In this recipe, you are going to consume JSON-encoded event data from Apache Kafka and transform this data into your data model. The data model is defined in a POJO.
This recipe for Apache Flink is a self-contained recipe that you can directly copy and run from your favorite editor. There is no need to download Apache Flink or Apache Kafka.
The recipe uses Kafka topic input
, containing JSON-encoded records.
{"id":1,"data":"Frodo Baggins","timestamp":"2022-07-28T08:03:18.819865Z"}
{"id":2,"data":"Meriadoc Brandybuck","timestamp":"2022-07-28T08:03:19.030003Z"}
{"id":3,"data":"Boromir","timestamp":"2022-07-28T08:03:19.144706Z"}
{"id":4,"data":"Gollum","timestamp":"2022-07-28T08:03:19.261407Z"}
{"id":5,"data":"Sauron","timestamp":"2022-07-28T08:03:19.377677Z"}
You want to consume these records in your Apache Flink application and make them available in the data model. The data model is defined in the following POJO:
public class Event {
/** A Flink POJO must have public fields, or getters and setters */
public long id;
public String data;
public Instant timestamp;
You are using the Apache Flink KafkaSource
connector in the application to connect to your Apache Kafka broker.

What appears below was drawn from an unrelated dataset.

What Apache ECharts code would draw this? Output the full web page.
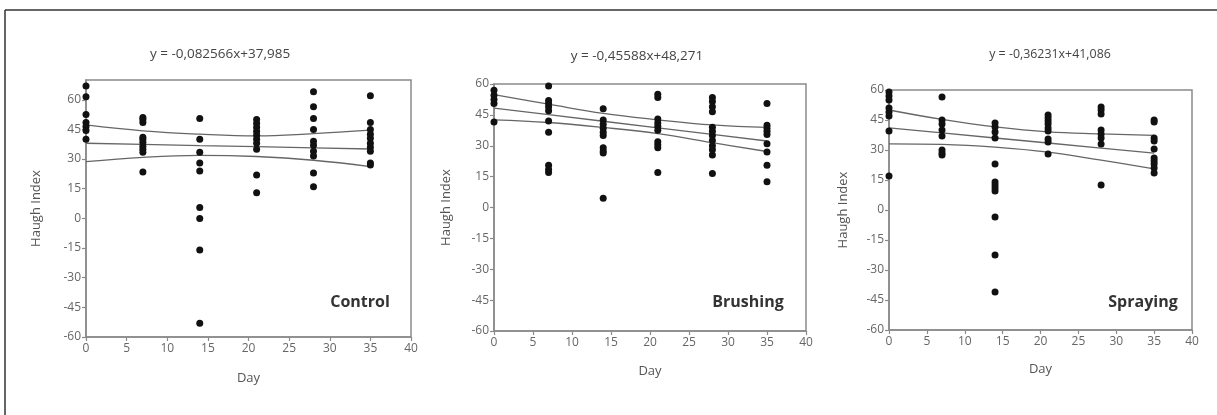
<!DOCTYPE html>
<html>
<head>
<meta charset="utf-8">
<script src="https://cdn.jsdelivr.net/npm/echarts@6/dist/echarts.min.js"></script>
<style>
html,body{margin:0;padding:0;background:#fff;}
#chart{width:1217px;height:415px;}
</style>
</head>
<body>
<div id="chart"></div>
<script>
// ---- data ----
const days = [0, 7, 14, 21, 28, 35];
const yTicks = [-60, -45, -30, -15, 0, 15, 30, 45, 60];
const xTicks = [0, 5, 10, 15, 20, 25, 30, 35, 40];

const panelNames = ['Control', 'Brushing', 'Spraying'];
const equations = ['y = -0,082566x+37,985', 'y = -0,45588x+48,271', 'y = -0,36231x+41,086'];

const controlValues = [
  [67, 61.5, 52.5, 48.5, 46.5, 44.5, 40],
  [51, 50, 48.5, 41, 40, 38.5, 36.5, 35, 33.5, 23.5],
  [50.5, 40, 33.5, 28, 24, 5.5, 0, -16, -53],
  [50, 48, 46, 44, 42, 40, 38, 35, 22, 13],
  [64, 56.5, 50.5, 45, 39, 37, 34, 31.5, 23, 16],
  [62, 48.5, 45, 42.5, 40.5, 38, 36, 34, 28, 27]
];
const brushingValues = [
  [57, 54.5, 52.5, 50.5, 41.5],
  [59, 52, 50.5, 49, 47, 42, 36.5, 20.5, 18.5, 17],
  [48, 42.5, 40.5, 38.5, 36.5, 35, 29, 27.5, 26.5, 4.5],
  [55, 53.5, 43, 41, 39.5, 37.5, 32, 30.5, 29, 17],
  [53.5, 51.5, 49, 46.5, 39, 37, 35, 32.5, 30, 28, 25.5, 16.5],
  [50.5, 40, 38.5, 37, 35.5, 31, 27, 20.5, 12.5]
];
const sprayingValues = [
  [59, 57, 55, 51, 49, 47, 39.5, 17],
  [56.5, 45, 43, 40, 37, 30, 28.5, 27.5],
  [43.5, 41.5, 39, 36, 23, 14, 12.5, 11, 9.5, -3.5, -22.5, -41],
  [47.5, 46, 44.5, 43, 41, 39.5, 35.5, 34, 28],
  [51.5, 50, 48, 40, 38, 36, 33, 12.5],
  [45, 44, 36, 34.5, 30.5, 26, 24.5, 23, 21, 18.5]
];

// fitted line and confidence band, read at each day
const controlFit   = [38.0, 37.4, 36.8, 36.3, 35.7, 35.1];
const controlUpper = [47.3, 44.3, 42.6, 41.7, 42.9, 44.6];
const controlLower = [28.7, 30.9, 31.9, 31.3, 29.4, 26.2];
const brushingFit   = [48.3, 45.1, 41.9, 38.7, 35.5, 32.3];
const brushingUpper = [54.8, 50.2, 45.7, 42.6, 40.1, 38.9];
const brushingLower = [42.6, 41.3, 38.9, 35.9, 31.5, 27.2];
const sprayingFit   = [41.1, 38.6, 36.0, 33.5, 30.9, 28.4];
const sprayingUpper = [50.0, 45.3, 41.6, 39.1, 38.1, 37.3];
const sprayingLower = [33.1, 32.8, 31.4, 28.9, 24.9, 20.6];

// ---- layout ----
const panels = [
  {values: controlValues, fit: controlFit, up: controlUpper, lo: controlLower,
   grid: {left: 86, top: 80, width: 325, height: 257}, yMax: 70,
   titleX: 215, titleY: 42, titleSize: 13.5, yNameGap: 43, xNameGap: 35,
   labelX: 360, labelY: 302},
  {values: brushingValues, fit: brushingFit, up: brushingUpper, lo: brushingLower,
   grid: {left: 494, top: 84, width: 312, height: 247}, yMax: 60,
   titleX: 632, titleY: 44, titleSize: 13.5, yNameGap: 41, xNameGap: 34,
   labelX: 748, labelY: 302},
  {values: sprayingValues, fit: sprayingFit, up: sprayingUpper, lo: sprayingLower,
   grid: {left: 889, top: 90, width: 303, height: 240}, yMax: 60,
   titleX: 1045, titleY: 43, titleSize: 12.4, yNameGap: 39, xNameGap: 33,
   labelX: 1143, labelY: 302}
];

const axisColor = '#8a8a8a';
const textColor = '#555';
const FONT = '"Open Sans", "Noto Sans", sans-serif';

const grids = [], xAxes = [], yAxes = [], series = [], titles = [], graphics = [];

panels.forEach((p, i) => {
  grids.push(Object.assign({show: true, borderColor: axisColor, borderWidth: 1.5, backgroundColor: '#fff'}, p.grid));
  xAxes.push({
    type: 'value', gridIndex: i, min: 0, max: 40, interval: 5,
    name: 'Day', nameLocation: 'middle', nameGap: p.xNameGap,
    nameTextStyle: {color: textColor, fontSize: 13, fontFamily: FONT},
    axisLine: {show: true, onZero: false, lineStyle: {color: axisColor, width: 1.5}},
    axisTick: {show: true, inside: false, length: 4, lineStyle: {color: axisColor, width: 1.2}},
    axisLabel: {color: '#666', fontSize: 12, fontFamily: FONT, margin: 6},
    splitLine: {show: false}
  });
  yAxes.push({
    type: 'value', gridIndex: i, min: -60, max: p.yMax, interval: 15,
    name: 'Haugh Index', nameLocation: 'middle', nameGap: p.yNameGap, nameRotate: 90,
    nameTextStyle: {color: textColor, fontSize: 13, fontFamily: FONT},
    axisLine: {show: true, onZero: false, lineStyle: {color: axisColor, width: 1.5}},
    axisTick: {show: true, length: 4, customValues: yTicks, lineStyle: {color: axisColor, width: 1.2}},
    axisLabel: {color: '#666', fontSize: 12, fontFamily: FONT, margin: 5, customValues: yTicks},
    splitLine: {show: false}
  });
  const pts = [];
  p.values.forEach((vals, d) => vals.forEach(v => pts.push([days[d], v])));
  series.push({
    type: 'scatter', xAxisIndex: i, yAxisIndex: i, data: pts,
    symbolSize: 7, itemStyle: {color: '#111', opacity: 1}, z: 3
  });
  const lineStyle = {color: '#666', width: 1.3};
  [p.up, p.fit, p.lo].forEach((arr, k) => {
    series.push({
      type: 'line', xAxisIndex: i, yAxisIndex: i,
      data: arr.map((v, d) => [days[d], v]),
      smooth: k === 1 ? false : 0.4, showSymbol: false, symbol: 'none',
      lineStyle: lineStyle, z: 2, silent: true
    });
  });
  titles.push({
    text: equations[i], left: p.titleX, top: p.titleY, textAlign: 'center',
    textStyle: {color: '#444', fontSize: p.titleSize, fontWeight: 'normal', fontFamily: FONT}
  });
  graphics.push({
    type: 'text', x: p.labelX, y: p.labelY, z: 10,
    style: {text: panelNames[i], fill: '#333', font: 'bold 16px ' + FONT, textAlign: 'center', textVerticalAlign: 'middle'}
  });
});

// outer frame (top and left edges)
graphics.push({type: 'line', shape: {x1: 5, y1: 10, x2: 1217, y2: 10}, style: {stroke: '#333', lineWidth: 1.5}});
graphics.push({type: 'line', shape: {x1: 5, y1: 10, x2: 5, y2: 415}, style: {stroke: '#333', lineWidth: 1.5}});

const chart = echarts.init(document.getElementById('chart'), null, {renderer: 'canvas'});
chart.setOption({
  animation: false,
  backgroundColor: '#fff',
  title: titles,
  grid: grids,
  xAxis: xAxes,
  yAxis: yAxes,
  series: series,
  graphic: graphics
});
</script>
</body>
</html>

Next to the necessary connection information, you are configuring the connector
to use a custom deserializer called EventDeserializationSchema
.
KafkaSource<Event> source =
KafkaSource.<Event>builder()
.setBootstrapServers("localhost:9092")
.setTopics(TOPIC)
.setStartingOffsets(OffsetsInitializer.earliest())
.setValueOnlyDeserializer(new EventDeserializationSchema())
.build();
The custom deserializer EventDeserializationSchema
uses a Jackson ObjectMapper
to deserialize each incoming record.
public class EventDeserializationSchema extends AbstractDeserializationSchema<Event> {
private static final long serialVersionUID = 1L;
private transient ObjectMapper objectMapper;
/**
* For performance reasons it's better to create on ObjectMapper in this open method rather than
* creating a new ObjectMapper for every record.
*/
@Override
public void open(InitializationContext context) {
// JavaTimeModule is needed for Java 8 data time (Instant) support
objectMapper = JsonMapper.builder().build().registerModule(new JavaTimeModule());
}
/**
* If our deserialize method needed access to the information in the Kafka headers of a
* KafkaConsumerRecord, we would have implemented a KafkaRecordDeserializationSchema instead of
* extending AbstractDeserializationSchema.
*/
@Override
public Event deserialize(byte[] message) throws IOException {
return objectMapper.readValue(message, Event.class);
}
}
This recipe is self-contained. You can run the KafkaJSONToPOJOTest#testProductionJob
test to see the full recipe
in action. That test uses an embedded Apache Kafka and Apache Flink setup, so you can run it directly via
Maven or in your favorite editor such as IntelliJ IDEA or Visual Studio Code.